### Directive
Quote each line of the material verbatim, without the pictures.

### Information supplied
======
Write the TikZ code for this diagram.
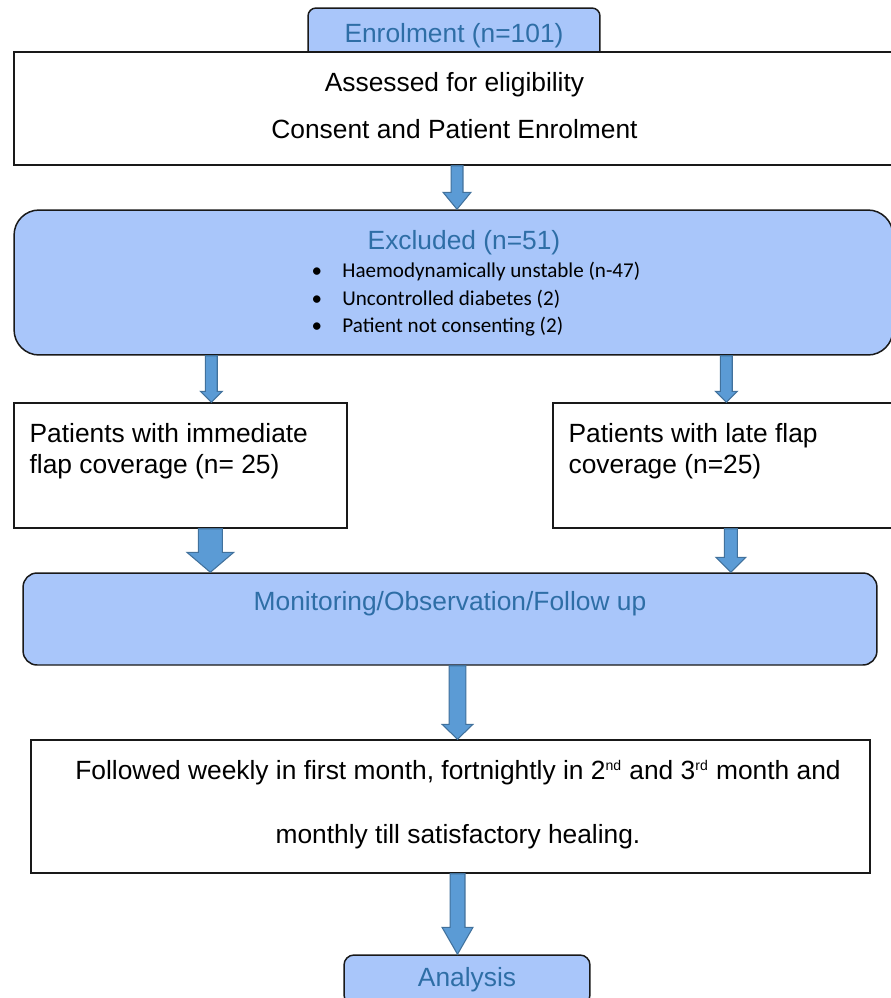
\documentclass[tikz,border=0pt]{standalone}
\usepackage{fontspec}
\setmainfont{Liberation Sans}
\newfontfamily\calibri{Carlito}
\usepackage{tikz}
\usetikzlibrary{positioning,calc}
\definecolor{boxblue}{RGB}{169,198,250}
\definecolor{titleblue}{RGB}{46,110,166}
\definecolor{arrowblue}{RGB}{91,155,213}
\definecolor{arrowedge}{RGB}{65,113,156}
\newcommand{\px}{0.5669pt}
% block arrow: tail y from #1, tip at #2, half shaft, half head, head length (px)
\newcommand{\blockarrow}[5]{%
  \draw[blockarrow] let \p1=(#1), \p2=(#2) in
    (\x2-#3*\px,\y1) -- (\x2+#3*\px,\y1) -- (\x2+#3*\px,\y2+#5*\px)
    -- (\x2+#4*\px,\y2+#5*\px) -- (\x2,\y2) -- (\x2-#4*\px,\y2+#5*\px)
    -- (\x2-#3*\px,\y2+#5*\px) -- cycle;}

\begin{document}
\begin{tikzpicture}[x=0.02cm, y=-0.02cm,
    font=\fontsize{15}{18.1}\selectfont,
    plainbox/.style={draw=black!90, line width=0.85pt, fill=white, inner sep=0pt},
    bluebox/.style={plainbox, fill=boxblue, rounded corners=#1},
    bluebox/.default=0.28cm,
    titletext/.style={text=titleblue, inner sep=0pt},
    sidetext/.style={align=left, inner sep=0pt, anchor=west},
    listtext/.style={align=left, inner sep=0pt, anchor=west, font=\calibri\fontsize{12}{15.6}\selectfont},
    blockarrow/.style={fill=arrowblue, draw=arrowedge, line width=0.6pt, line join=miter}]
  \path[use as bounding box, fill=white] (0,0) rectangle (891,998);

  % enrolment
  \node[bluebox=0.16cm, minimum width=5.84cm, minimum height=1.12cm, text=titleblue] (enrol) at (454,36) {Enrolment (n=101)};
  \node[plainbox, minimum width=17.62cm, minimum height=2.26cm, align=center, text depth=3.2pt, font=\fontsize{15}{26.8}\selectfont] (assess) at (454.5,108.5)
    {Assessed for eligibility\\Consent and Patient Enrolment};

  % exclusions
  \node[bluebox=0.5cm, minimum width=17.58cm, minimum height=2.9cm] (excl) at (453.5,282.5) {};
  \node[titletext] (excltitle) at ($(excl.north)+(10.5,33)$) {Excluded (n=51)};
  \node[listtext] (excllist) at ($(excl.north west)+(298,90)$)
    {\textbullet\hspace{11.5pt}Haemodynamically unstable (n-47)\\
     \textbullet\hspace{11.5pt}Uncontrolled diabetes (2)\\
     \textbullet\hspace{11.5pt}Patient not consenting (2)};

  % two groups
  \node[plainbox, minimum width=6.66cm, minimum height=2.5cm] (left) at (180.5,465.5) {};
  \node[sidetext] (lefttext) at ($(left.north west)+(16,49)$) {Patients with immediate\\flap coverage (n= 25)};
  \node[plainbox, minimum width=6.84cm, minimum height=2.5cm] (right) at (724,465.5) {};
  \node[sidetext] (righttext) at ($(right.north west)+(16,49)$) {Patients with late flap\\coverage (n=25)};

  % follow up
  \node[bluebox, minimum width=17.08cm, minimum height=1.84cm] (monitor) at (450,619) {};
  \node[titletext] (monitortext) at ($(monitor.north)+(0,31)$) {Monitoring/Observation/Follow up};
  \node[plainbox, minimum width=16.78cm, minimum height=2.66cm] (follow) at (450.5,806.5) {};
  \node[align=center, inner sep=0pt, font=\fontsize{15}{36.2}\selectfont] (followtext) at ($(follow.center)+(7.5,-2)$)
    {Followed weekly in first month, fortnightly in 2\textsuperscript{\fontsize{8}{8}\selectfont nd} and 3\textsuperscript{\fontsize{8}{8}\selectfont rd} month and\\
     monthly till satisfactory healing.};
  \node[bluebox=0.2cm, minimum width=4.92cm, minimum height=1.0cm, text=titleblue] (analysis) at (467,980) {Analysis};

  % arrows
  \blockarrow{assess.south}{$(excl.north)+(3.5,0)$}{6}{14}{17}
  \blockarrow{excl.south}{$(left.north west)+(198,0)$}{6}{11}{11}
  \blockarrow{excl.south}{$(right.north west)+(174,0)$}{6}{11}{11}
  \blockarrow{left.south}{$(monitor.north west)+(188,0)$}{12}{23.5}{20}
  \blockarrow{right.south}{$(monitor.north west)+(708.5,0)$}{6.5}{15}{15}
  \blockarrow{monitor.south}{$(follow.north)+(7,0)$}{8.5}{15.5}{15}
  \blockarrow{follow.south}{$(analysis.north)+(-9.5,0)$}{7.5}{15.5}{27}
\end{tikzpicture}
\end{document}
======
### Output of the exercise
Write the TikZ code for this diagram.
\documentclass[tikz,border=0pt]{standalone}
\usepackage{fontspec}
\setmainfont{Liberation Sans}
\newfontfamily\calibri{Carlito}
\usepackage{tikz}
\usetikzlibrary{positioning,calc}
\definecolor{boxblue}{RGB}{169,198,250}
\definecolor{titleblue}{RGB}{46,110,166}
\definecolor{arrowblue}{RGB}{91,155,213}
\definecolor{arrowedge}{RGB}{65,113,156}
\newcommand{\px}{0.5669pt}
% block arrow: tail y from #1, tip at #2, half shaft, half head, head length (px)
\newcommand{\blockarrow}[5]{%
  \draw[blockarrow] let \p1=(#1), \p2=(#2) in
    (\x2-#3*\px,\y1) -- (\x2+#3*\px,\y1) -- (\x2+#3*\px,\y2+#5*\px)
    -- (\x2+#4*\px,\y2+#5*\px) -- (\x2,\y2) -- (\x2-#4*\px,\y2+#5*\px)
    -- (\x2-#3*\px,\y2+#5*\px) -- cycle;}

\begin{document}
\begin{tikzpicture}[x=0.02cm, y=-0.02cm,
    font=\fontsize{15}{18.1}\selectfont,
    plainbox/.style={draw=black!90, line width=0.85pt, fill=white, inner sep=0pt},
    bluebox/.style={plainbox, fill=boxblue, rounded corners=#1},
    bluebox/.default=0.28cm,
    titletext/.style={text=titleblue, inner sep=0pt},
    sidetext/.style={align=left, inner sep=0pt, anchor=west},
    listtext/.style={align=left, inner sep=0pt, anchor=west, font=\calibri\fontsize{12}{15.6}\selectfont},
    blockarrow/.style={fill=arrowblue, draw=arrowedge, line width=0.6pt, line join=miter}]
  \path[use as bounding box, fill=white] (0,0) rectangle (891,998);

  % enrolment
  \node[bluebox=0.16cm, minimum width=5.84cm, minimum height=1.12cm, text=titleblue] (enrol) at (454,36) {Enrolment (n=101)};
  \node[plainbox, minimum width=17.62cm, minimum height=2.26cm, align=center, text depth=3.2pt, font=\fontsize{15}{26.8}\selectfont] (assess) at (454.5,108.5)
    {Assessed for eligibility\\Consent and Patient Enrolment};

  % exclusions
  \node[bluebox=0.5cm, minimum width=17.58cm, minimum height=2.9cm] (excl) at (453.5,282.5) {};
  \node[titletext] (excltitle) at ($(excl.north)+(10.5,33)$) {Excluded (n=51)};
  \node[listtext] (excllist) at ($(excl.north west)+(298,90)$)
    {\textbullet\hspace{11.5pt}Haemodynamically unstable (n-47)\\
     \textbullet\hspace{11.5pt}Uncontrolled diabetes (2)\\
     \textbullet\hspace{11.5pt}Patient not consenting (2)};

  % two groups
  \node[plainbox, minimum width=6.66cm, minimum height=2.5cm] (left) at (180.5,465.5) {};
  \node[sidetext] (lefttext) at ($(left.north west)+(16,49)$) {Patients with immediate\\flap coverage (n= 25)};
  \node[plainbox, minimum width=6.84cm, minimum height=2.5cm] (right) at (724,465.5) {};
  \node[sidetext] (righttext) at ($(right.north west)+(16,49)$) {Patients with late flap\\coverage (n=25)};

  % follow up
  \node[bluebox, minimum width=17.08cm, minimum height=1.84cm] (monitor) at (450,619) {};
  \node[titletext] (monitortext) at ($(monitor.north)+(0,31)$) {Monitoring/Observation/Follow up};
  \node[plainbox, minimum width=16.78cm, minimum height=2.66cm] (follow) at (450.5,806.5) {};
  \node[align=center, inner sep=0pt, font=\fontsize{15}{36.2}\selectfont] (followtext) at ($(follow.center)+(7.5,-2)$)
    {Followed weekly in first month, fortnightly in 2\textsuperscript{\fontsize{8}{8}\selectfont nd} and 3\textsuperscript{\fontsize{8}{8}\selectfont rd} month and\\
     monthly till satisfactory healing.};
  \node[bluebox=0.2cm, minimum width=4.92cm, minimum height=1.0cm, text=titleblue] (analysis) at (467,980) {Analysis};

  % arrows
  \blockarrow{assess.south}{$(excl.north)+(3.5,0)$}{6}{14}{17}
  \blockarrow{excl.south}{$(left.north west)+(198,0)$}{6}{11}{11}
  \blockarrow{excl.south}{$(right.north west)+(174,0)$}{6}{11}{11}
  \blockarrow{left.south}{$(monitor.north west)+(188,0)$}{12}{23.5}{20}
  \blockarrow{right.south}{$(monitor.north west)+(708.5,0)$}{6.5}{15}{15}
  \blockarrow{monitor.south}{$(follow.north)+(7,0)$}{8.5}{15.5}{15}
  \blockarrow{follow.south}{$(analysis.north)+(-9.5,0)$}{7.5}{15.5}{27}
\end{tikzpicture}
\end{document}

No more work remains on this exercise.